Corn and soybean prices surged Monday after the latest government report showed a widespread drought in the middle of the country is hurting this year's crop.
The U.S. Department of Agriculture report said 30 percent of the corn in the 18 states that produce most of the nation's crop is now considered in poor or very poor condition. A week ago, it was 22 percent.
Indiana and Illinois have been particularly hard hit. The USDA said 61 percent of Indiana's corn is now rated poor or very poor, compared to 50 percent last week. In Illinois, 48 percent of the corn is rated as poor or very poor, compared to 33 percent a week ago.
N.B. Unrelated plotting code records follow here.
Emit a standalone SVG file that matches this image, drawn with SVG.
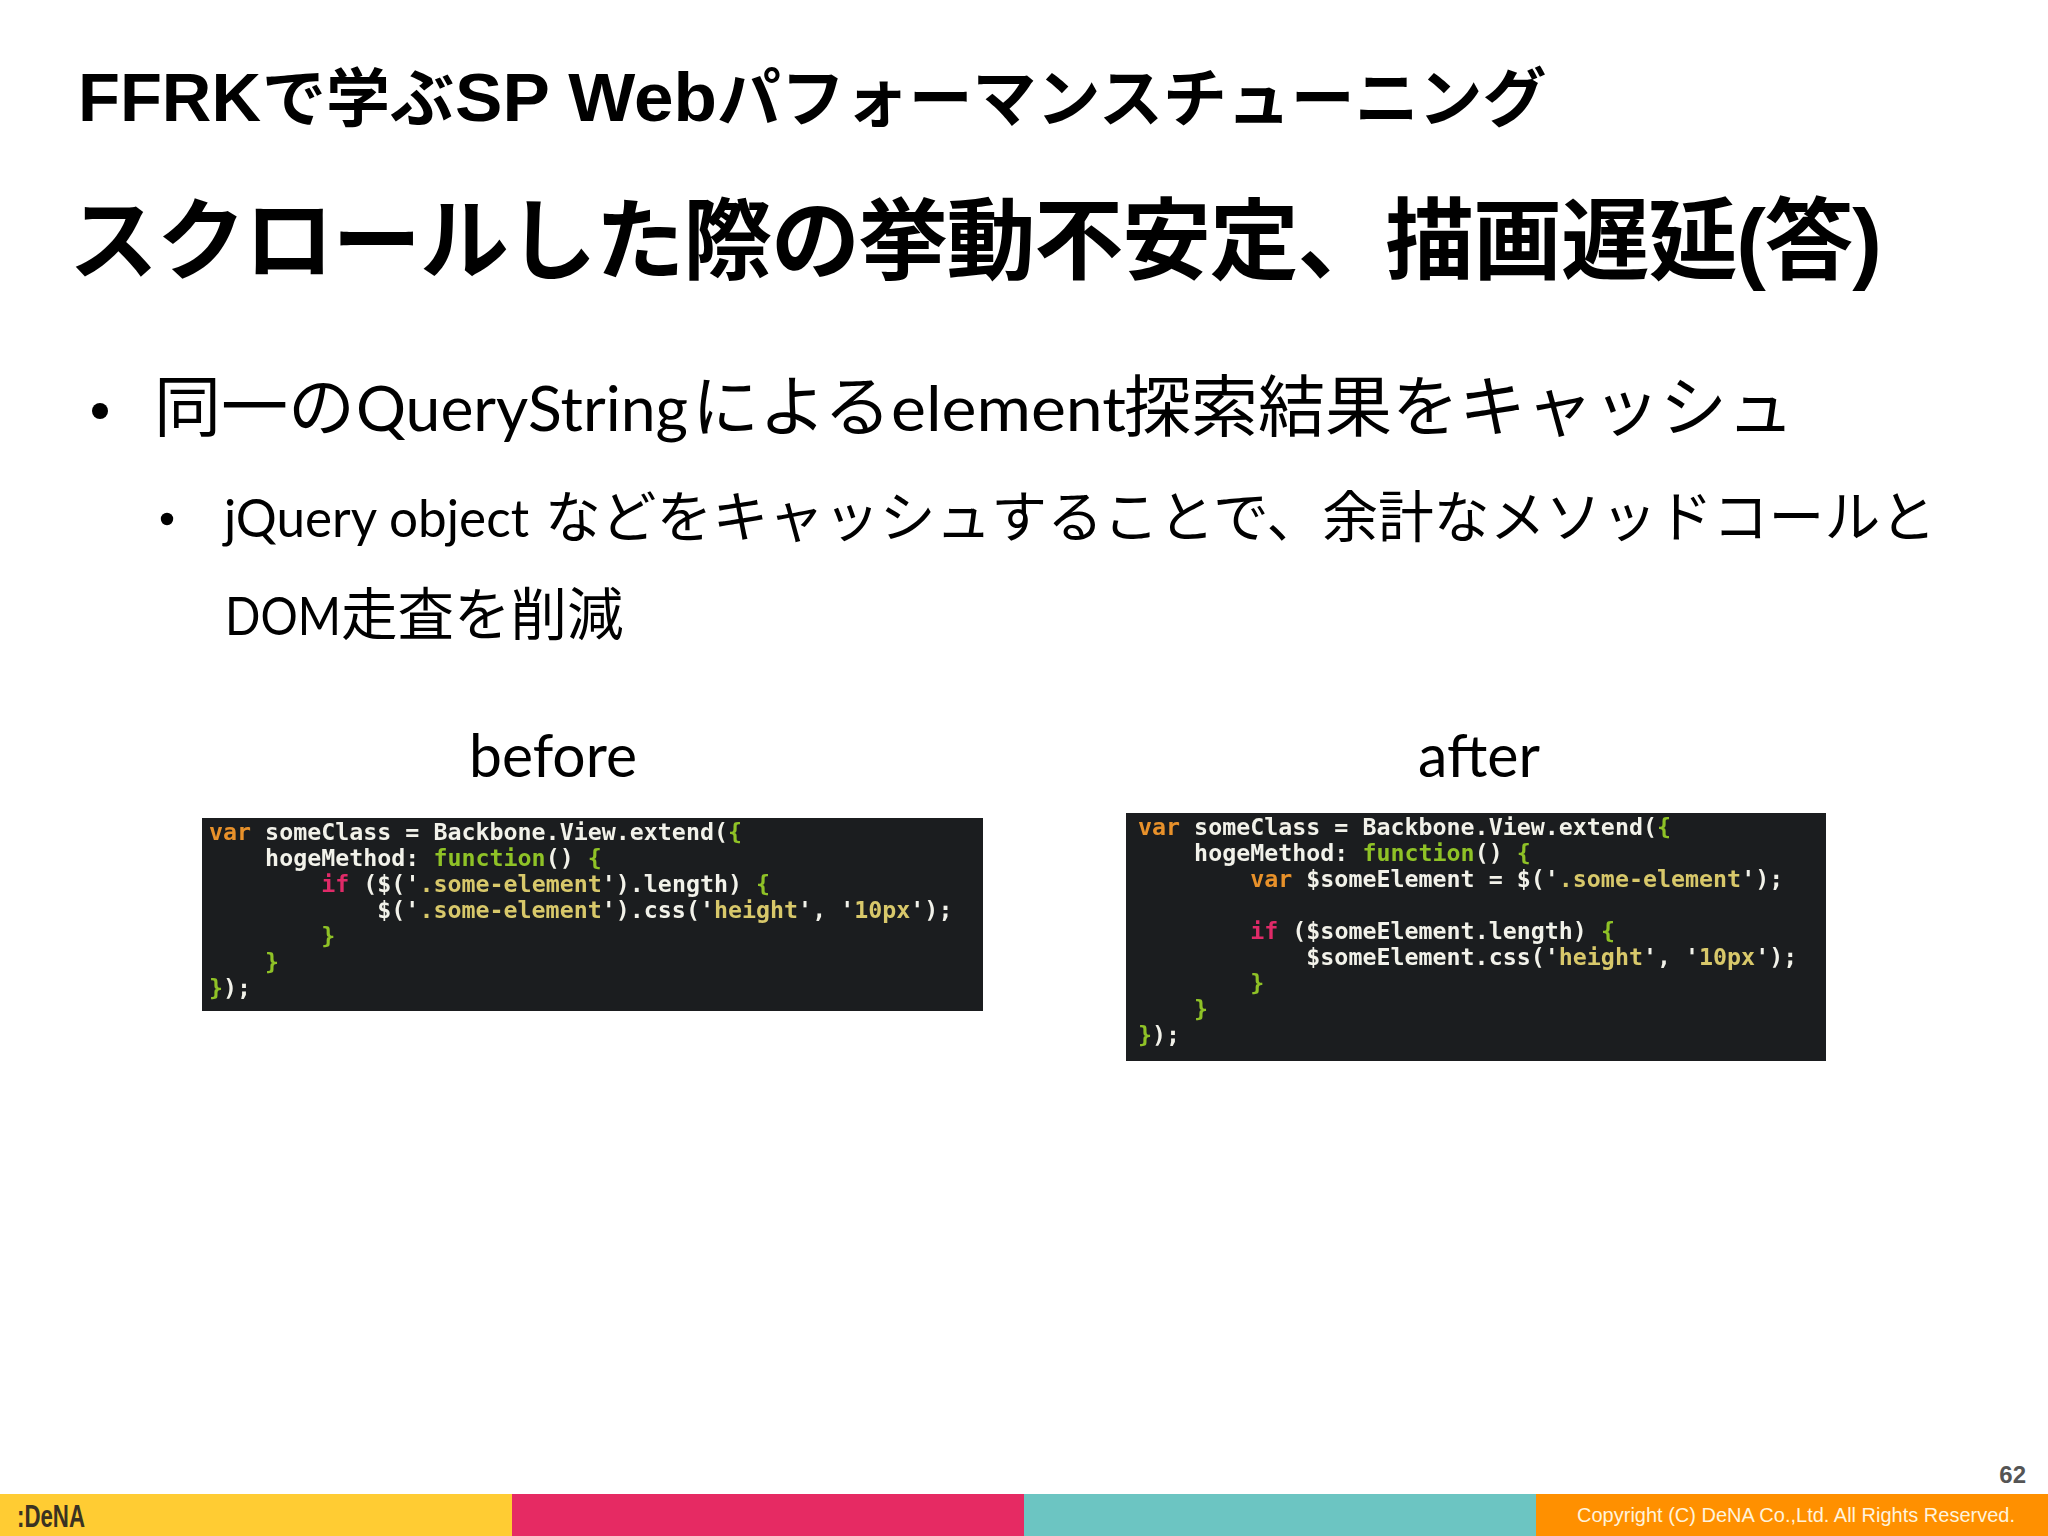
<svg xmlns="http://www.w3.org/2000/svg" width="2048" height="1536" viewBox="0 0 2048 1536">
<style>
text{white-space:pre}
.h{font-family:"Liberation Sans","Noto Sans CJK JP",sans-serif;font-weight:700;fill:#000}
.j{font-family:"Noto Sans CJK JP",sans-serif}
.b{font-family:"Noto Sans CJK JP",sans-serif;fill:#000;font-weight:400}
.l{font-family:Lato,sans-serif}
.c{font-family:"DejaVu Sans Mono","Liberation Mono",monospace;font-size:23.3px;fill:#f2f2ea;font-weight:700}
.k{fill:#e8912a}.p{fill:#e02a68}.g{fill:#8fc227}.s{fill:#d8c86a}
.code{fill:#1b1d1f}
</style>
<defs><filter id="soft" x="-2%" y="-5%" width="104%" height="110%"><feGaussianBlur stdDeviation="0.6"/></filter></defs>
<rect width="2048" height="1536" fill="#fff"/>
<g id="title">
<text class="h" y="121" font-size="68"><tspan x="78" textLength="183" lengthAdjust="spacingAndGlyphs">FFRK</tspan><tspan class="j" x="262" font-size="64">で学ぶ</tspan><tspan x="455" textLength="262" lengthAdjust="spacingAndGlyphs">SP Web</tspan><tspan class="j" x="717" font-size="63.9">パフォーマンスチューニング</tspan></text>
<text class="h" x="69" y="272" font-size="89" textLength="1813">スクロールした際の挙動不安定、描画遅延(答)</text>
</g>
<g id="bullets">
<circle cx="100" cy="411" r="8"/>
<text class="b" y="431" font-size="67"><tspan x="154">同一の</tspan><tspan class="l" x="356" font-size="62" textLength="332" lengthAdjust="spacingAndGlyphs">QueryString</tspan><tspan x="692">による</tspan><tspan class="l" x="891" font-size="62" textLength="235" lengthAdjust="spacingAndGlyphs">element</tspan><tspan x="1124">探索結果をキャッシュ</tspan></text>
<circle cx="167" cy="519" r="6.2"/>
<text class="b" y="537" font-size="55.8"><tspan class="l" x="224" font-size="52" textLength="305" lengthAdjust="spacingAndGlyphs">jQuery object</tspan> <tspan x="545">などをキャッシュすることで、余計なメソッドコールと</tspan></text>
<text class="b" y="635" font-size="56.5"><tspan class="l" x="225" font-size="52" textLength="116" lengthAdjust="spacingAndGlyphs">DOM</tspan><tspan x="341">走査を削減</tspan></text>
</g>
<g id="before">
<text class="b l" x="553" y="777" font-size="60" text-anchor="middle" textLength="168" lengthAdjust="spacingAndGlyphs">before</text>
<rect class="code" x="202" y="818" width="781" height="193"/>
<g filter="url(#soft)">
<text class="c" x="209" y="840"><tspan class="k">var</tspan> someClass = Backbone.View.extend(<tspan class="g">{</tspan></text>
<text class="c" x="209" y="866">    hogeMethod: <tspan class="g">function</tspan>() <tspan class="g">{</tspan></text>
<text class="c" x="209" y="892">        <tspan class="p">if</tspan> ($('<tspan class="s">.some-element</tspan>').length) <tspan class="g">{</tspan></text>
<text class="c" x="209" y="918">            $('<tspan class="s">.some-element</tspan>').css('<tspan class="s">height</tspan>', '<tspan class="s">10px</tspan>');</text>
<text class="c g" x="209" y="944">        }</text>
<text class="c g" x="209" y="970">    }</text>
<text class="c" x="209" y="996"><tspan class="g">}</tspan>);</text>
</g>
</g>
<g id="after">
<text class="b l" x="1479" y="777" font-size="60" text-anchor="middle" textLength="122" lengthAdjust="spacingAndGlyphs">after</text>
<rect class="code" x="1126" y="813" width="700" height="248"/>
<g filter="url(#soft)">
<text class="c" x="1138" y="835"><tspan class="k">var</tspan> someClass = Backbone.View.extend(<tspan class="g">{</tspan></text>
<text class="c" x="1138" y="861">    hogeMethod: <tspan class="g">function</tspan>() <tspan class="g">{</tspan></text>
<text class="c" x="1138" y="887">        <tspan class="k">var</tspan> $someElement = $('<tspan class="s">.some-element</tspan>');</text>
<text class="c" x="1138" y="939">        <tspan class="p">if</tspan> ($someElement.length) <tspan class="g">{</tspan></text>
<text class="c" x="1138" y="965">            $someElement.css('<tspan class="s">height</tspan>', '<tspan class="s">10px</tspan>');</text>
<text class="c g" x="1138" y="991">        }</text>
<text class="c g" x="1138" y="1017">    }</text>
<text class="c" x="1138" y="1043"><tspan class="g">}</tspan>);</text>
</g>
</g>
<g id="footer">
<rect x="0" y="1494" width="512" height="42" fill="#ffcc33"/>
<rect x="512" y="1494" width="512" height="42" fill="#e62a63"/>
<rect x="1024" y="1494" width="512" height="42" fill="#6cc5c2"/>
<rect x="1536" y="1494" width="512" height="42" fill="#ff9000"/>
<text x="17" y="1527" font-family="Liberation Sans Narrow,Liberation Sans,sans-serif" font-weight="700" font-size="32" fill="#3a3222" textLength="68" lengthAdjust="spacingAndGlyphs">:DeNA</text>
<text x="2015" y="1522" text-anchor="end" font-family="Liberation Sans,sans-serif" font-size="20" fill="#fff3dc">Copyright (C) DeNA Co.,Ltd. All Rights Reserved.</text>
<text x="2026" y="1483" text-anchor="end" font-family="Liberation Sans,sans-serif" font-weight="700" font-size="24" fill="#555">62</text>
</g>
</svg>
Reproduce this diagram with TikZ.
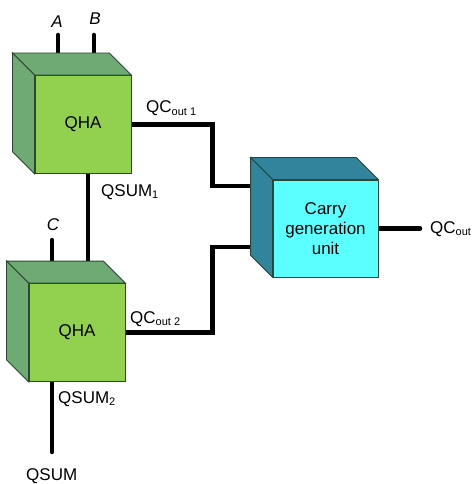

Nationwide, the amount of corn rated good to excellent also is dropping, to 40 percent this week from 48 percent a week ago.
Corn surged 31 cents, to $7.74 per bushel, in afternoon trading.
The soybean crop is stressed too and worries that it will suffer drove prices to a new record on Monday. In morning trade, prices peaked at $16.79 per bushel before settling back down to close at $16.65, up 45 cents.
The USDA reported that 27 percent of soybeans were in poor or very poor condition in the 18 states were most are grown. It was 22 percent a week earlier.
Only 40 percent of the soybean crop was in good or excellent condition, down from 45 percent a week earlier.
Corn is pollinating in many areas of the farm belt, and extreme heat during pollination can hurt formation of the ears and kernels, cutting into the amount of corn farmers will harvest.
Soybeans develop later, and the most critical time for the plant is usually in early August when the bean pods begin to develop.